Stratford-upon-Avon is home to arguably the most famous British writer of all time – William Shakespeare. The iconic playwright was born in the quaint town in 1564 and lived there through his childhood years. You can visit the Bard’s birthplace while in Stratford, a town which still retains its historic charm and celebrates its connection with Shakespeare. Of course another must-do when in Stratford is to attend a Shakespeare place. The Royal Shakespeare Company runs a wonderful calendar of productions in the town through the year.

The Yorkshire seaside town of Whitby was the inspiration for Bram Stoker’s Dracula. The dramatic skyline of the haunting Whitby Abbey makes for the perfect backdrop for Stoker’s vampire tale, and it’s easy to see where he got his inspiration from the daunting building. Standing on the pavement outside the Royal Hotel on Whitby’s West Cliff you can take in the very same view which Stoker had himself over 100 years ago. The town is keen to celebrate itself as the birthplace of Dracula and you’ll find plenty of fun events and tours to enjoy during your visit, including The Dracula Experience Tour. Elsewhere, make sure to tuck into some tasty fish and chips which the town is also renowned for and work it off with a climb up the 199 steps to the Abbey.

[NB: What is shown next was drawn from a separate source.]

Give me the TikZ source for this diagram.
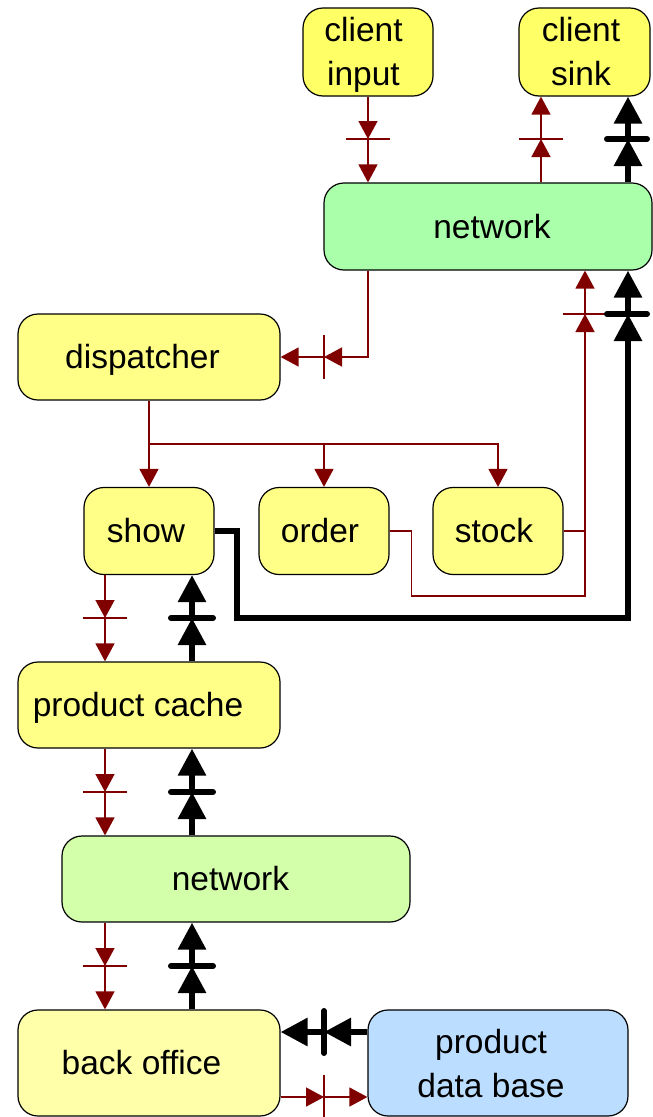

One of the most famous fictional woods of all time, Acre Wood home to Winnie the Pooh, can actually be visited in real life. The woods which are featured in the classic adventures of Winnie the Pooh, was inspired by Ashdown Forest in East Sussex – and the similarities are strikingly clear. A.A. Milne’s son Christopher has even claimed that Ashdown Forest is identical to Pooh’s forest. 100 Acre Wood is in fact based on the real-life Five Hundred Acre Wood which is situated in Ashdown Forest. Other notable points include the bare hilltop of Gills Lap which inspired Galleons Leap in the Pooh tales and the footbridge across the River Medway in Posingford Wood, which is where poohsticks was first played. A visit to Ashdown Forest is like stepping into the pages of a storybook.